Chekhov concludes this section of his letter by asserting that because of "the triviality" of his own tales, he does not commune with his con­science when writing them. But he firmly disagrees with Mariya Kise­leva that editors ought to reject a contribution if it does not suit their own objective ideas about morality: "Sad would be the fate of litera­ture (whether it be important or trivial) if it were left to the mercy of personal views. That's the first thing. In the second place, there is no police force which could consider itself competent in literary matters. I agree that it is impossible to get along without restraints and the big stick, for knaves will find their way even into literature, but no matter how you try, you cannot devise a better police for literature than criti­cism and the conscience of the authors themselves. People have been trying to discover some such thing since the creation of the world, but nothing better has been found." (January 14, 1887.)

Mire is in no sense typical of the rich variety of talcs that Chekhov wrote during 1886-1887. An objective revelation of "truth, uncondi­tional and honest" would characterize the most successful of them. Many, though not all, appeared in Motley Tales and In the Twilight, which he significantly dedicated to Grigorovich. In 1887 he also pub­lished a fourth book. Innocent Speeches, an unimportant collection which he described as "a dozen of my youthful sins," a volume he sold to a shyster publisher when he was desperately short of money. That feeling of beauty in men — he wrote his uncle Mitrofan — which can­not endure what is commonplace and trivial, ennobles the heroes of Volodya and On the Road. Many other tales embody the sentiments which he expressed in the same letter: "One must not humiliate people — that is the chief tiling. It is better to say to man 'My angel' than hurl 'Fool' at his head, although men are more like fools than angels." (January 18, 1887.)

On the whole, there are more fools than angels in the best of the tales written during this period of change, such as Agafya, The Enemies, The Nightmaie, Volodya, Polinka, An Encounter, The Kiss, and On the Road, but Chekhov never loses a sly, wistful affection for them despite their helpless efforts to struggle against the order of things.
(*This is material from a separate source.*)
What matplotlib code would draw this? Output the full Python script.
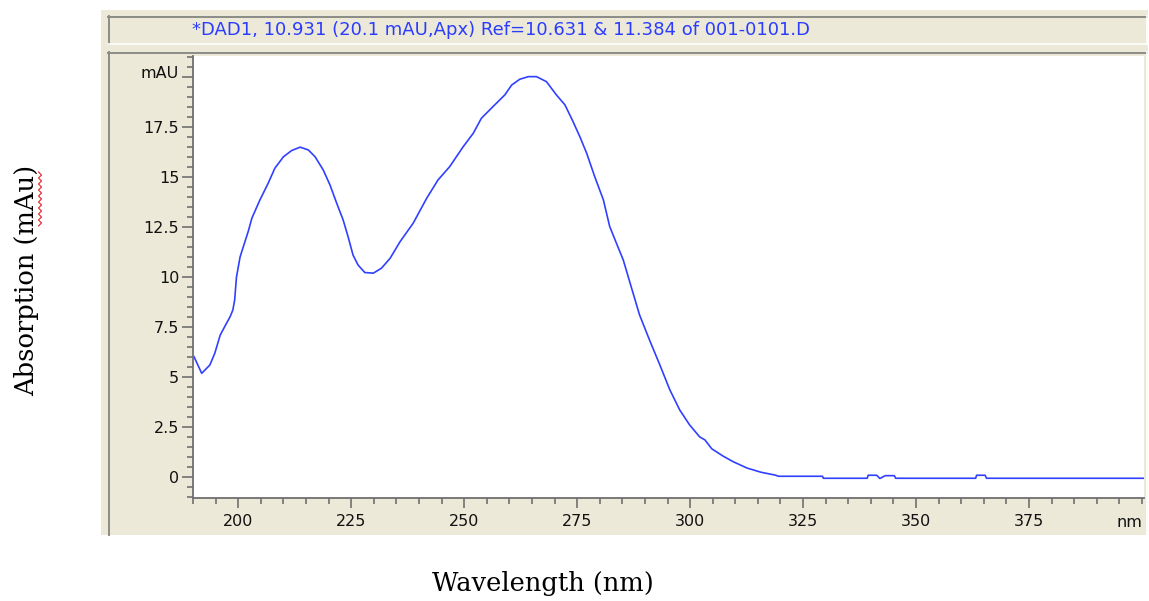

He had now fully learned that humor and tragedy, like love and hate, are often only the separate sides of the same coin, that life's misfortunes may be in­tensified by humor or softened by its wise, gentle smile — as in A Letter, when the drunken priest persuades the irate father that to forgive his erring son is more efficacious than to reprimand him. This subtle min­gling of pathos and humor, which leaves the reader with the feeling of not knowing whether to laugh or cry, Chekhov deftly introduced into a vein of fiction new at this time —his stories of children, such as Vanka and The Runaway, or his famous story about the performing dog, Kashtanka, written for both children and grownups.